### TASK TO CARRY OUT
From the listing that follows, output everything exactly except the pictures.

### MATERIAL
— BEGIN —
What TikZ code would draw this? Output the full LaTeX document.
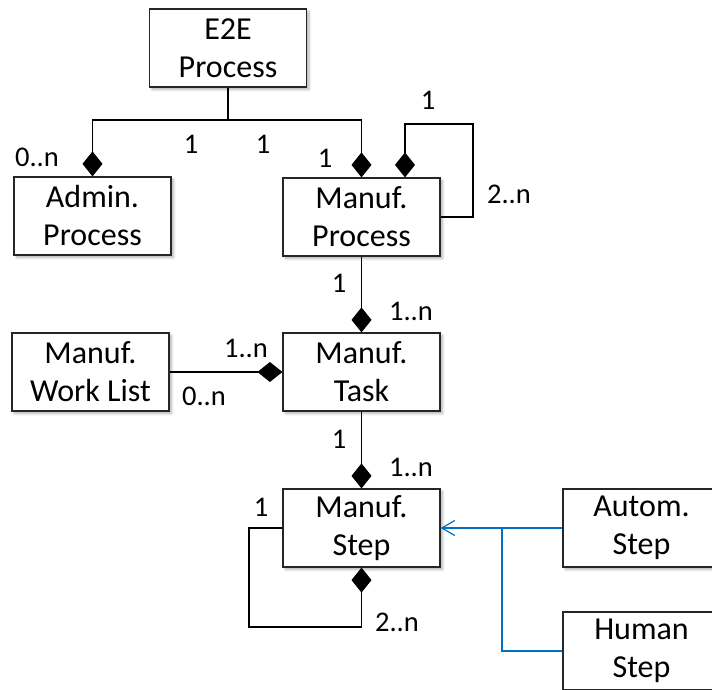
\documentclass[tikz,border=0pt]{standalone}
\usepackage{fontspec}
\setmainfont{Carlito}
\usetikzlibrary{arrows.meta,shadows.blur}

\definecolor{genblue}{RGB}{0,112,192}

\tikzset{
  cls/.style={draw=black!85, line width=1.2pt, fill=white,
    minimum width=157pt, minimum height=78pt, align=center, inner sep=0pt,
    font=\fontsize{32}{38}\selectfont,
    blur shadow={shadow xshift=2.5pt, shadow yshift=-2.5pt,
      shadow blur radius=2.5pt, shadow blur steps=6, shadow opacity=30}},
  lbl/.style={font=\fontsize{28.5}{30}\selectfont, inner sep=0pt},
  comp/.style={draw=black, line width=1.2pt, -{Diamond[length=25pt,width=20pt]}},
  gen/.style={draw=genblue, line width=1.2pt},
}

\begin{document}
\begin{tikzpicture}[x=1pt, y=-1pt]
  \useasboundingbox (0,0) rectangle (712,690);

  % classes
  \node[cls] (e2e) at (228,48)    {E2E\\Process};
  \node[cls] (adm) at (92.5,216)  {Admin.\\Process};
  \node[cls] (mp)  at (361.5,217) {Manuf.\\Process};
  \node[cls] (mt)  at (361.5,372) {Manuf.\\Task};
  \node[cls, line width=2pt] (wl) at (90.5,372) {Manuf.\\Work List};
  \node[cls] (ms)  at (361.5,528) {Manuf.\\Step};
  \node[cls] (as)  at (641.5,528) {Autom.\\Step};
  \node[cls] (hs)  at (641.5,651) {Human\\Step};

  % helper points for routed connectors
  \coordinate (jy) at (0,120);
  \coordinate (lp) at (473,124);
  \coordinate (sl) at (249,627);
  \coordinate (br) at (502,528);

  % compositions
  \draw[comp] (e2e.south) -- (e2e.south |- jy) -| (adm.north);
  \draw[comp] (e2e.south |- jy) -| (mp.north);
  \draw[comp] (mp.east) -| (lp) -| ([xshift=43.5pt]mp.north);
  \draw[comp] (mp.south) -- (mt.north);
  \draw[comp] (wl.east) -- (mt.west);
  \draw[comp] (mt.south) -- (ms.north);
  \draw[comp] (ms.west) -| (sl) -| (ms.south);

  % generalization
  \draw[gen, -{Straight Barb[length=13pt,width=15pt]}] (as.west) -- (ms.east);
  \draw[gen] (hs.west) -| (br);

  % multiplicities
  \node[lbl] (m1)  at (37,157)  {0..n};
  \node[lbl] (m2)  at (191,144) {1};
  \node[lbl] (m3)  at (263,144) {1};
  \node[lbl] (m4)  at (325,158) {1};
  \node[lbl] (m5)  at (428,100) {1};
  \node[lbl] (m6)  at (509,194) {2..n};
  \node[lbl] (m7)  at (339,283) {1};
  \node[lbl] (m8)  at (411,311) {1..n};
  \node[lbl] (m9)  at (246,348) {1..n};
  \node[lbl] (m10) at (204,396) {0..n};
  \node[lbl] (m11) at (339,439) {1};
  \node[lbl] (m12) at (411,467) {1..n};
  \node[lbl] (m13) at (261,507) {1};
  \node[lbl] (m14) at (397,622) {2..n};
\end{tikzpicture}
\end{document}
— END —
### THE OUTPUT
What TikZ code would draw this? Output the full LaTeX document.
\documentclass[tikz,border=0pt]{standalone}
\usepackage{fontspec}
\setmainfont{Carlito}
\usetikzlibrary{arrows.meta,shadows.blur}

\definecolor{genblue}{RGB}{0,112,192}

\tikzset{
  cls/.style={draw=black!85, line width=1.2pt, fill=white,
    minimum width=157pt, minimum height=78pt, align=center, inner sep=0pt,
    font=\fontsize{32}{38}\selectfont,
    blur shadow={shadow xshift=2.5pt, shadow yshift=-2.5pt,
      shadow blur radius=2.5pt, shadow blur steps=6, shadow opacity=30}},
  lbl/.style={font=\fontsize{28.5}{30}\selectfont, inner sep=0pt},
  comp/.style={draw=black, line width=1.2pt, -{Diamond[length=25pt,width=20pt]}},
  gen/.style={draw=genblue, line width=1.2pt},
}

\begin{document}
\begin{tikzpicture}[x=1pt, y=-1pt]
  \useasboundingbox (0,0) rectangle (712,690);

  % classes
  \node[cls] (e2e) at (228,48)    {E2E\\Process};
  \node[cls] (adm) at (92.5,216)  {Admin.\\Process};
  \node[cls] (mp)  at (361.5,217) {Manuf.\\Process};
  \node[cls] (mt)  at (361.5,372) {Manuf.\\Task};
  \node[cls, line width=2pt] (wl) at (90.5,372) {Manuf.\\Work List};
  \node[cls] (ms)  at (361.5,528) {Manuf.\\Step};
  \node[cls] (as)  at (641.5,528) {Autom.\\Step};
  \node[cls] (hs)  at (641.5,651) {Human\\Step};

  % helper points for routed connectors
  \coordinate (jy) at (0,120);
  \coordinate (lp) at (473,124);
  \coordinate (sl) at (249,627);
  \coordinate (br) at (502,528);

  % compositions
  \draw[comp] (e2e.south) -- (e2e.south |- jy) -| (adm.north);
  \draw[comp] (e2e.south |- jy) -| (mp.north);
  \draw[comp] (mp.east) -| (lp) -| ([xshift=43.5pt]mp.north);
  \draw[comp] (mp.south) -- (mt.north);
  \draw[comp] (wl.east) -- (mt.west);
  \draw[comp] (mt.south) -- (ms.north);
  \draw[comp] (ms.west) -| (sl) -| (ms.south);

  % generalization
  \draw[gen, -{Straight Barb[length=13pt,width=15pt]}] (as.west) -- (ms.east);
  \draw[gen] (hs.west) -| (br);

  % multiplicities
  \node[lbl] (m1)  at (37,157)  {0..n};
  \node[lbl] (m2)  at (191,144) {1};
  \node[lbl] (m3)  at (263,144) {1};
  \node[lbl] (m4)  at (325,158) {1};
  \node[lbl] (m5)  at (428,100) {1};
  \node[lbl] (m6)  at (509,194) {2..n};
  \node[lbl] (m7)  at (339,283) {1};
  \node[lbl] (m8)  at (411,311) {1..n};
  \node[lbl] (m9)  at (246,348) {1..n};
  \node[lbl] (m10) at (204,396) {0..n};
  \node[lbl] (m11) at (339,439) {1};
  \node[lbl] (m12) at (411,467) {1..n};
  \node[lbl] (m13) at (261,507) {1};
  \node[lbl] (m14) at (397,622) {2..n};
\end{tikzpicture}
\end{document}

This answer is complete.